◆ GIVEN REQUEST: Transcribe every line from the top down to the line with "import plotly.graph_objects as go", both ends included, but not the pictures.
* Start *
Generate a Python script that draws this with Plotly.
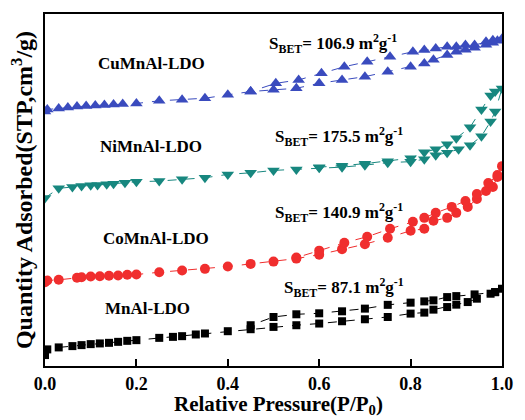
import plotly.graph_objects as go

# ---- data (relative pressure, quantity adsorbed in arbitrary plot units) ----
mn_ads_x = [0.0, 0.005, 0.03, 0.06, 0.08, 0.1, 0.12, 0.14, 0.16, 0.18, 0.2, 0.25, 0.28, 0.3, 0.33,
            0.35, 0.4, 0.45, 0.5, 0.55, 0.6, 0.65, 0.7, 0.75, 0.8, 0.83, 0.85, 0.88, 0.9, 0.925,
            0.945, 0.975, 0.985, 1.0]
mn_ads_y = [11, 16.7, 18.7, 20, 21, 22, 22.7, 23.3, 24.3, 25.3, 26, 28.3, 29.3, 30, 31.7,
            32.7, 35, 37, 39.3, 41, 42.7, 45, 47, 49.3, 52.7, 53.7, 56.7, 59.3, 61.7, 64.3,
            67.7, 72.7, 74.3, 77.7]
mn_des_x = [0.985, 0.94, 0.9, 0.88, 0.85, 0.83, 0.8, 0.75, 0.7, 0.65, 0.6, 0.55, 0.5, 0.45]
mn_des_y = [74.3, 72, 70.3, 69.3, 66, 65, 63.7, 61.5, 57.7, 55, 53, 52, 49.3, 41]

co_ads_x = [0.0, 0.005, 0.03, 0.07, 0.08, 0.1, 0.12, 0.14, 0.16, 0.18, 0.2, 0.25, 0.3, 0.35, 0.4,
            0.45, 0.5, 0.55, 0.6, 0.65, 0.7, 0.75, 0.8, 0.83, 0.85, 0.88, 0.9, 0.925, 0.945, 0.965,
            0.98, 0.99, 1.0]
co_ads_y = [84.3, 86, 86.7, 88.7, 89.3, 90, 90.3, 90.7, 91, 91.7, 92, 94.3, 96, 97.7, 100,
            102.7, 105, 108, 112, 117.5, 122.5, 129, 136, 138, 146, 149, 154, 160, 168, 176,
            180, 190, 201]
co_des_x = [0.99, 0.97, 0.945, 0.92, 0.89, 0.855, 0.83, 0.805, 0.755, 0.705, 0.655, 0.6, 0.55]
co_des_y = [192, 184, 173, 166, 160, 154, 149, 145, 138, 130, 124, 116, 109]

ni_ads_x = [0.0, 0.03, 0.06, 0.08, 0.1, 0.115, 0.135, 0.15, 0.175, 0.2, 0.25, 0.3, 0.35, 0.4, 0.45,
            0.5, 0.55, 0.6, 0.65, 0.7, 0.75, 0.8, 0.83, 0.855, 0.88, 0.905, 0.93, 0.955, 0.975, 0.985,
            1.0]
ni_ads_y = [169, 178.7, 180, 181, 181.7, 182, 182.7, 183.3, 184.3, 185.3, 186, 187.7, 189.3, 192.7, 194.3,
            196.7, 197.7, 199.3, 200, 202, 204.5, 205.5, 208, 212, 214.5, 218, 222, 231, 246, 256,
            279]
ni_des_x = [0.985, 0.975, 0.955, 0.93, 0.9, 0.88, 0.855, 0.83, 0.8, 0.75, 0.7, 0.65, 0.6]
ni_des_y = [276, 272, 258, 240, 229, 223, 218, 215, 209, 206, 203.5, 201.5, 200]

cu_ads_x = [0.0, 0.005, 0.03, 0.05, 0.07, 0.09, 0.11, 0.13, 0.15, 0.17, 0.2, 0.25, 0.3, 0.35, 0.4,
            0.45, 0.5, 0.55, 0.6, 0.65, 0.7, 0.75, 0.8, 0.83, 0.85, 0.88, 0.9, 0.92, 0.94, 0.965,
            0.98, 0.99, 1.0]
cu_ads_y = [256, 258, 259, 260, 261, 261.5, 262, 262.5, 263, 263.5, 264, 266.7, 267.7, 269.3, 272.7,
            276, 277.7, 279.3, 284.3, 287.7, 291, 296, 301, 304.3, 308, 312.7, 316, 318, 320, 323,
            325, 327, 329]
cu_des_x = [0.98, 0.965, 0.94, 0.92, 0.9, 0.88, 0.855, 0.83, 0.805, 0.755, 0.705, 0.655, 0.605,
            0.555, 0.505, 0.45]
cu_des_y = [327.7, 326, 322.7, 322.7, 321, 321, 319.3, 317.7, 316, 311, 306, 301, 294.3,
            287.7, 284.3, 276]

samples = ["MnAl-LDO", "CoMnAl-LDO", "NiMnAl-LDO", "CuMnAl-LDO"]
sbet = ["87.1", "140.9", "175.5", "106.9"]
x_ticks = [0.0, 0.2, 0.4, 0.6, 0.8, 1.0]
tick_text = ["0.0", "0.2", "0.4", "0.6", "0.8", "1.0"]

SERIF = "Liberation Serif, Times New Roman, serif"

series = [
    (mn_ads_x + mn_des_x, mn_ads_y + mn_des_y, "#000000", "square", 8),
    (co_ads_x + co_des_x, co_ads_y + co_des_y, "#F02E2E", "circle", 10),
    (ni_ads_x + ni_des_x, ni_ads_y + ni_des_y, "#17877F", "triangle-down", 11),
    (cu_ads_x + cu_des_x, cu_ads_y + cu_des_y, "#3A4BBE", "triangle-up", 11),
]

fig = go.Figure()
for (xs, ys, col, sym, sz), name in zip(series, samples):
    fig.add_trace(go.Scatter(
        x=xs, y=ys, mode="lines+markers", name=name, showlegend=False,
        line=dict(color=col, width=1, dash="dash"),
        marker=dict(color=col, symbol=sym, size=sz, line=dict(width=0)),
    ))

# sample labels and S_BET labels
label_pos = [(0.225, 58), (0.242, 128), (0.231, 221), (0.234, 304)]
sbet_pos = [(0.519, 79), (0.499, 154), (0.499, 231), (0.486, 324)]
for name, s, (lx, ly), (sx, sy) in zip(samples, sbet, label_pos, sbet_pos):
    fig.add_annotation(x=lx, y=ly, xref="x", yref="y", text="<b>" + name + "</b>",
                       showarrow=False, font=dict(family=SERIF, size=17, color="black"))
    fig.add_annotation(x=sx, y=sy, xref="x", yref="y", xanchor="left",
                       text="<b>S<sub>BET</sub>= " + s + " m<sup>2</sup>g<sup>-1</sup></b>",
                       showarrow=False, font=dict(family=SERIF, size=17, color="black"))

# x-axis title (placed slightly left of centre as in the reference)
fig.add_annotation(x=0.51, y=-0.112, xref="paper", yref="paper", yanchor="middle",
                   text="<b>Relative Pressure(P/P<sub>0</sub>)</b>", showarrow=False,
                   font=dict(family=SERIF, size=21, color="black"))

fig.update_layout(
    width=525, height=420,
    margin=dict(l=45, r=13, t=12, b=54),
    paper_bgcolor="white", plot_bgcolor="white",
    font=dict(family=SERIF, color="black"),
)
fig.update_xaxes(
    range=[0, 1.0], showgrid=False, zeroline=False,
    showline=True, linecolor="black", linewidth=2, mirror=True,
    tickvals=x_ticks, ticktext=["<b>" + t + "</b>" for t in tick_text],
    ticks="inside", ticklen=7, tickwidth=2, tickcolor="black",
    tickfont=dict(family=SERIF, size=18, color="black"),
)
fig.update_yaxes(
    range=[0, 354], showgrid=False, zeroline=False,
    showline=True, linecolor="black", linewidth=2, mirror=True,
    showticklabels=False, ticks="",
    title=dict(text="<b>Quantity Adsorbed(STP,cm<sup>3</sup>/g)</b>",
               font=dict(family=SERIF, size=24, color="black"), standoff=4),
)

fig.write_html("out.html")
* End *
◆ PROBLEM SOLUTION:
Generate a Python script that draws this with Plotly.
import plotly.graph_objects as go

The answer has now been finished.